Isso leva a conflitos intensos pelas credenciais acadêmicas, numa combinação perversa de reservas de mercado profissional para os mais educados e políticas populistas de estímulo ao acesso livre ou facilitado ao ensino superior. Por um lado, o acesso ao ensino superior passa a ser visto como direito de todos, os requisitos mais tradicionais de desempenho no acesso e nos estudos passam a ser substituídos por critérios sociais, e a conquista dos diplomas passa a ter precedência sobre o desenvolvimento de competências.
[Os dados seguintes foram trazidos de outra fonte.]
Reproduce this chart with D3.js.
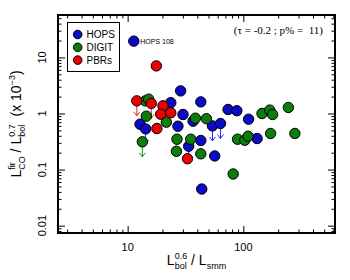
<!doctype html>
<html>
<head>
<meta charset="UTF-8">
<title>L_CO vs L_bol</title>
<style>
  body { margin: 0; background: #fff; }
  svg { display: block; font-family: "Liberation Sans", Arial, sans-serif; }
  svg text { white-space: pre; }
</style>
</head>
<body>
<svg id="chart" width="350" height="280"></svg>
<script src="https://d3js.org/d3.v7.min.js"></script>
<script>
// HOPS (blue)
var hopsX   = [11.3, 12.8, 14.3, 23.6, 28.7, 42.9, 30.1, 36.8, 27.2, 54.1, 63.5, 73.8, 87.9, 111, 42.9, 33.7, 56.6, 131.5, 43.7];
var hopsY   = [19.5, 0.644, 0.531, 1.56, 2.53, 1.61, 0.96, 0.729, 0.593, 0.601, 0.663, 1.18, 1.12, 0.791, 0.33, 0.261, 0.175, 0.358, 0.045];
var hopsLim = [0, 0, 1, 0, 0, 0, 0, 0, 0, 1, 1, 0, 0, 0, 0, 1, 0, 0, 0];

// DIGIT (green)
var digitX   = [14.2, 15.2, 14.5, 13.4, 21.6, 38.5, 48, 26.7, 35.1, 26.4, 42.9, 89.1, 103, 110, 145, 169, 179, 245, 172, 279, 81.7];
var digitY   = [1.68, 1.8, 0.895, 0.313, 0.7, 0.824, 0.807, 0.348, 0.348, 0.212, 0.191, 0.348, 0.334, 0.393, 1.0, 1.15, 0.96, 1.28, 0.44, 0.44, 0.0835];
var digitLim = [0, 0, 0, 1, 0, 0, 0, 0, 0, 0, 0, 0, 0, 0, 0, 0, 0, 0, 0, 0, 0];

// PBRs (red)
var pbrX   = [17.7, 12, 16, 20.2, 19.3, 23.6, 17.9, 32.9];
var pbrY   = [7.05, 1.68, 1.51, 1.37, 0.972, 1.03, 0.54, 0.156];
var pbrLim = [0, 1, 1, 0, 0, 0, 0, 0];

var xMajor = [10, 100];
var yMajor = [0.01, 0.1, 1, 10];
var yMajorLabels = ["0.01", "0.1", "1", "10"];
var tauText = "(\u03c4 = -0.2 ; p% =  11)";

var series = [
    {name: "HOPS",  x: hopsX,  y: hopsY,  lim: hopsLim,  fill: "#0a0ac8", arrow: "#2828f0"},
    {name: "DIGIT", x: digitX, y: digitY, lim: digitLim, fill: "#0b7d0b", arrow: "#0a9a0a"},
    {name: "PBRs",  x: pbrX,   y: pbrY,   lim: pbrLim,   fill: "#ee0000", arrow: "#f02828"}
];

var svg = d3.select("#chart");
var L = 58, R = 335, T = 15, B = 233;

var x = d3.scaleLog().domain([2.5, 620]).range([L, R]);
var y = d3.scaleLog().domain([0.0074, 57]).range([B, T]);

// minor ticks: every integer multiple inside the domain
function minors(scale, majors) {
    var out = [];
    var d = scale.domain();
    for (var e = -3; e <= 3; e++) {
        for (var m = 1; m < 10; m++) {
            var v = m * Math.pow(10, e);
            if (v >= d[0] && v <= d[1] && majors.indexOf(+v.toPrecision(6)) < 0) out.push(v);
        }
    }
    return out;
}
var xMinor = minors(x, xMajor);
var yMinor = minors(y, yMajor);

function tickAxis(axisFn, scale, vals, size, pos) {
    var g = svg.append("g")
        .attr("transform", pos)
        .call(axisFn(scale).tickValues(vals).tickSizeInner(size).tickSizeOuter(0).tickFormat(""));
    g.select(".domain").remove();
    g.selectAll("line").attr("stroke", "#000").attr("stroke-width", 1);
    return g;
}

// inward ticks on all four sides
tickAxis(d3.axisBottom, x, xMinor, -3.5, "translate(0," + B + ")");
tickAxis(d3.axisBottom, x, xMajor, -7, "translate(0," + B + ")");
tickAxis(d3.axisTop, x, xMinor, -3.5, "translate(0," + T + ")");
tickAxis(d3.axisTop, x, xMajor, -7, "translate(0," + T + ")");
tickAxis(d3.axisLeft, y, yMinor, -3.5, "translate(" + L + ",0)");
tickAxis(d3.axisLeft, y, yMajor, -7, "translate(" + L + ",0)");
tickAxis(d3.axisRight, y, yMinor, -3.5, "translate(" + R + ",0)");
tickAxis(d3.axisRight, y, yMajor, -7, "translate(" + R + ",0)");

// tick labels
svg.append("g").selectAll("text")
    .data(xMajor)
    .enter().append("text")
    .attr("x", function(d) { return x(d); })
    .attr("y", B + 17.5)
    .attr("text-anchor", "middle")
    .attr("font-size", 11)
    .text(function(d) { return d; });

svg.append("g").selectAll("text")
    .data(yMajor)
    .enter().append("text")
    .attr("transform", function(d) { return "translate(" + (L - 12.5) + "," + y(d) + ") rotate(-90)"; })
    .attr("text-anchor", "middle")
    .attr("font-size", 11)
    .text(function(d, i) { return yMajorLabels[i]; });

// frame
svg.append("rect")
    .attr("x", L).attr("y", T)
    .attr("width", R - L).attr("height", B - T)
    .attr("fill", "none").attr("stroke", "#000").attr("stroke-width", 2);

// upper limit arrows, drawn below the points
series.forEach(function(s) {
    var g = svg.append("g").attr("stroke", s.arrow).attr("fill", "none").attr("stroke-width", 1);
    s.x.forEach(function(xv, i) {
        if (!s.lim[i]) return;
        var cx = x(xv), cy = y(s.y[i]);
        g.append("line").attr("x1", cx).attr("y1", cy).attr("x2", cx).attr("y2", cy + 15);
        g.append("path").attr("d", "M" + (cx - 3) + "," + (cy + 11) + "L" + cx + "," + (cy + 15) + "L" + (cx + 3) + "," + (cy + 11));
    });
});

// points
series.forEach(function(s) {
    svg.append("g").selectAll("circle")
        .data(s.x.map(function(v, i) { return [v, s.y[i]]; }))
        .enter().append("circle")
        .attr("cx", function(d) { return x(d[0]); })
        .attr("cy", function(d) { return y(d[1]); })
        .attr("r", 5.2)
        .attr("fill", s.fill)
        .attr("stroke", "#000")
        .attr("stroke-width", 1);
});

// HOPS 108 label
svg.append("text")
    .attr("x", x(hopsX[0]) + 6.5)
    .attr("y", y(hopsY[0]) + 2.5)
    .attr("font-size", 7)
    .text("HOPS 108");

// correlation text
svg.append("text")
    .attr("x", 323).attr("y", 34)
    .attr("text-anchor", "end")
    .attr("font-family", "'Liberation Serif', 'Times New Roman', serif")
    .attr("font-size", 11)
    .text(tauText);

// legend
var leg = svg.append("g");
leg.append("rect")
    .attr("x", 67.5).attr("y", 22.5).attr("width", 52).attr("height", 49)
    .attr("fill", "#fff").attr("stroke", "#000").attr("stroke-width", 1);
series.forEach(function(s, i) {
    var ly = 34.5 + i * 12.8;
    leg.append("circle").attr("cx", 77.7).attr("cy", ly).attr("r", 4.3)
        .attr("fill", s.fill).attr("stroke", "#000").attr("stroke-width", 1);
    leg.append("text").attr("x", 86.5).attr("y", ly + 3.6)
        .attr("font-size", 10).text(s.name);
});

// rich label: pieces laid out left to right, stacked sup/sub pairs
function richLabel(g, parts, big, small) {
    var cur = 0;
    parts.forEach(function(p) {
        if (p.stack) {
            var w = 0;
            p.stack.forEach(function(q) {
                var t = g.append("text").attr("x", cur).attr("y", q.dy)
                    .attr("font-size", small).text(q.t);
                w = Math.max(w, t.node().getComputedTextLength());
            });
            cur += w;
        } else {
            var t = g.append("text").attr("x", cur).attr("y", p.dy || 0)
                .attr("font-size", p.small ? small : big).text(p.t);
            cur += t.node().getComputedTextLength();
        }
    });
    g.selectAll("text").attr("x", function() { return +d3.select(this).attr("x") - cur / 2; });
}

var xl = svg.append("g").attr("transform", "translate(" + ((L + R) / 2) + ",265)");
richLabel(xl, [
    {t: "L"},
    {stack: [{t: "0.6", dy: -6}, {t: "bol", dy: 4}]},
    {t: " / L"},
    {t: "smm", small: true, dy: 4}
], 14, 9);

var yl = svg.append("g").attr("transform", "translate(21," + ((T + B) / 2) + ") rotate(-90)");
richLabel(yl, [
    {t: "L"},
    {stack: [{t: "fir", dy: -6}, {t: "CO", dy: 4}]},
    {t: " / L"},
    {stack: [{t: "0.7", dy: -6}, {t: "bol", dy: 4}]},
    {t: "  (x 10"},
    {t: "\u22123", small: true, dy: -6},
    {t: ")"}
], 14, 9);
</script>
</body>
</html>
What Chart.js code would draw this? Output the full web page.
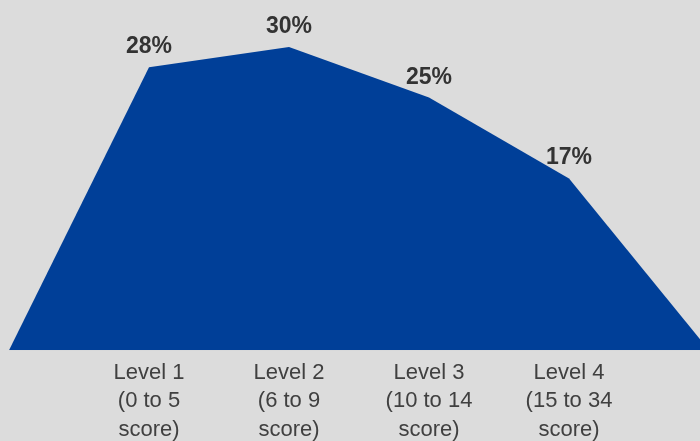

Por outro, cada vez mais é preciso uma pós-graduação ou passar num concurso público extenuante para conseguir um bom emprego, e milhares de formados em Direito nunca passarão o exame da OAB. Milhões se inscrevem no Enem tentando chegar ao ensino superior e não conseguem, muitos dos que entram abandonam antes de terminar e grande parte dos formados acaba trabalhando em atividades de nível médio.
A solução não é voltar o relógio do tempo, restringindo o acesso ao ensino superior e controlando mais rigidamente o exercício das profissões universitárias, mas, ao contrário, é criar mais alternativas de formação de nível médio e superior para atender a pessoas de diferentes perfis, reduzindo a pressão sobre os títulos acadêmicos, e quebrar os monopólios profissionais que excluem arbitrariamente pessoas com níveis de formação diferenciados do mercado de trabalho.
A âncora da educação devem ser as competências, e não os diplomas que possam aparecer nos currículos.